The key I think was in making only minor alterations to the familiar story. Indeed now that I think about it, most of what they did can be called specifications more than alterations. The most important “specification” of the action in the story made by this film is that the characters are active participants in their own lives, not mere creatures of fate.
Here's one example of what I mean: Cinderella, though degraded, never submits and never surrenders her spirit. She has told her now-dead parents that she will have courage and be kind, and she is going to do it. One character asks her why she simply does not leave the house. Her answer is that it is her family's ancestral home and she will not leave it in her stepmother's hands. It would have been easy to imply that she simply was too beaten down to leave, or was under threat, or something like that. Instead the movie makes it a choice. A questionable one to be sure, and I don't think the film demands we agree with it, but it is a noble choice, correct or not. The actress plays Cinderella's quiet, frustrated defiance straight and it works.
Here's another example: Cinderella doesn't meet the Prince for the first time at the ball, as if memory serves was the case in the 1950 animated film, but rather they meet by chance out in the woods, and they enchant each other not with magic, spells, or fate, but with wit, charm, and personality. She refuses at this early meeting to give a name, and he refers to himself as “Kit” and describes himself as an “apprentice.” (As he'll later point out, this is true. He is learning the trade of being King.) At their meeting they both ride horses, and they circle each other throughout their conversation, with both their faces surprised, wary, and hopeful, all in about equal amounts. The camera follows their dance on horses, whirling around them as they slowly move around each other, in a gleeful foreshadow of the dance they later are to share at the ball.

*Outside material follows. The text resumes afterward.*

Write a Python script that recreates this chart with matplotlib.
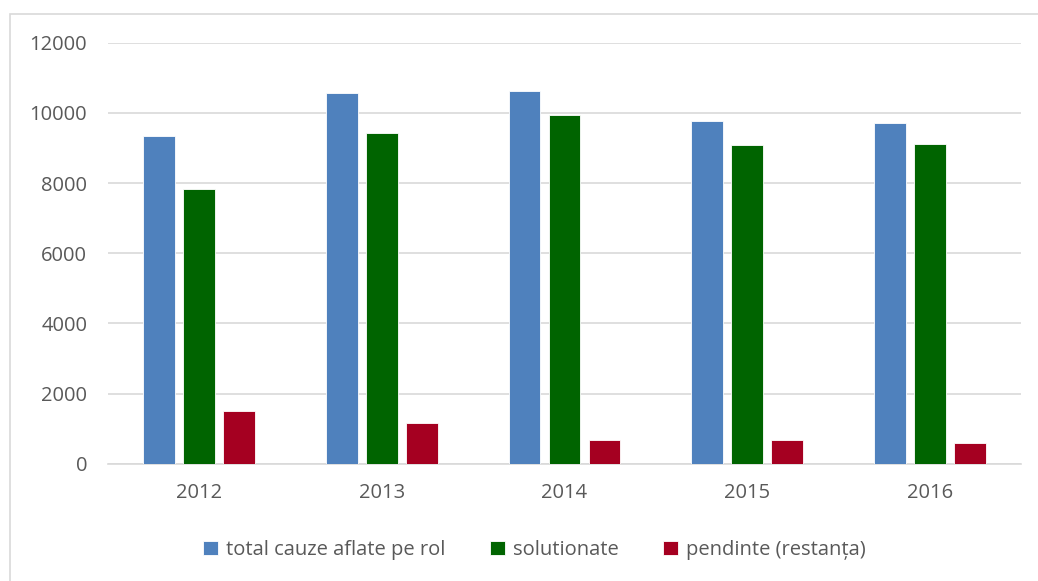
import matplotlib.pyplot as plt
import matplotlib.patches as patches
import numpy as np

# Date
ani = ['2012', '2013', '2014', '2015', '2016']
total_cauze = [9340, 10560, 10610, 9760, 9710]
solutionate = [7820, 9420, 9930, 9080, 9120]
pendinte = [1510, 1150, 680, 680, 595]

serii = ['total cauze aflate pe rol', 'solutionate', 'pendinte (restanța)']
culori = ['#4F81BD', '#006400', '#A50021']
text_color = '#595959'

plt.rcParams['font.family'] = ['Open Sans', 'DejaVu Sans']

fig = plt.figure(figsize=(10.38, 5.81), dpi=100)
ax = fig.add_axes([108 / 1038, (581 - 463.8) / 581, 913 / 1038, 421.1 / 581])

# Chenar exterior
fig.patches.append(patches.Rectangle(
    (10 / 1038, -0.1), 1.2, (581 - 14) / 581 + 0.1,
    transform=fig.transFigure, fill=False, edgecolor='#D9D9D9', linewidth=1.2))

x = np.arange(len(ani))
w = 0.175
step = 0.219
for i, (vals, nume, c) in enumerate(zip([total_cauze, solutionate, pendinte], serii, culori)):
    ax.bar(x + (i - 1) * step, vals, width=w, color=c, edgecolor='white',
           linewidth=0.6, label=nume, zorder=3)

ax.set_xlim(-0.5, len(ani) - 0.5)
ax.set_ylim(0, 12000)
ax.set_yticks(range(0, 12001, 2000))
ax.set_xticks(x)
ax.set_xticklabels(ani)
ax.yaxis.grid(True, color='#D9D9D9', linewidth=1.2, zorder=0)
ax.tick_params(axis='both', length=0, labelsize=14.5, colors=text_color)
ax.tick_params(axis='y', pad=15)
ax.tick_params(axis='x', pad=14)
for s in ['top', 'right', 'left']:
    ax.spines[s].set_visible(False)
ax.spines['bottom'].set_color('#D9D9D9')
ax.spines['bottom'].set_linewidth(1.2)

leg = fig.legend(loc='center', bbox_to_anchor=(0.515, 1 - 550 / 581), ncol=3,
                 frameon=False, fontsize=14.5, handlelength=0.75, handleheight=0.75,
                 handletextpad=0.4, columnspacing=2.2)
for t in leg.get_texts():
    t.set_color(text_color)

plt.savefig('out.png', dpi=100)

And here's another: In the movie's critical last moments it is Cinderella's and the Prince's actions, not the outcome of the slipper test, that really determines the ending. One has the impression that, no matter what the outcome of their romance, the Prince has learned well, the Kingdom is in good hands.
And one final example involves the wicked stepmother: This character plainly is wicked from the outset. (Her mistreatment of Cinderella begins right away, it just gets worse once her husband dies, and she represents the worst of the upper crust, including but not limited to extreme hypocrisy.) Despite this, however, the film allows her to make a case for herself at the end that she hasn't really been wicked at all, but has been a victim of fate and circumstance. The film lets her make her case and it's up to us to remember that she's lying through her teeth.
The world the action inhabits is right. It is no specific time period (most of the costumes are very early modern, some are Renaissance, and the wicked stepmother in some frames vaguely channels a wicked, hypocritical version of a 1940s housewife. The world feels lived in, at no point did I find myself questioning what was where, and how the characters got to certain locations. (This is a very important point in fantasy, where sometimes a lack of good world-building can be distracting. In the case of this film, either they paid world-building some mind, or they made me not care. Either way, I liked the result.)
The music is rich, lush, and manages to be both omnipresent and non-overwhelming, at the same time. It is not a musical film, but a character's singing plays a critical role in the ending.
Everything is played straight. The actors all approach their roles, heroic or villainous, with 100% sincere earnestness. All of them approach the material as though it not just were possible, but natural, and happening, right before their eyes.
I think the best way to sum up my thoughts on this film are as follows: If you like the basics of the Cinderella myth, this is about as good a live action version of it as you can get. It's not like Ever After, which potentially has things to offer you even if you aren't into the basics of the myth. If you find this myth silly, if you can't get into it because of its sentimentality or something like that, then don't bother.
Fortunately for me, though, I could go with it, and I went with it, and enjoyed the experience quite, quite thoroughly.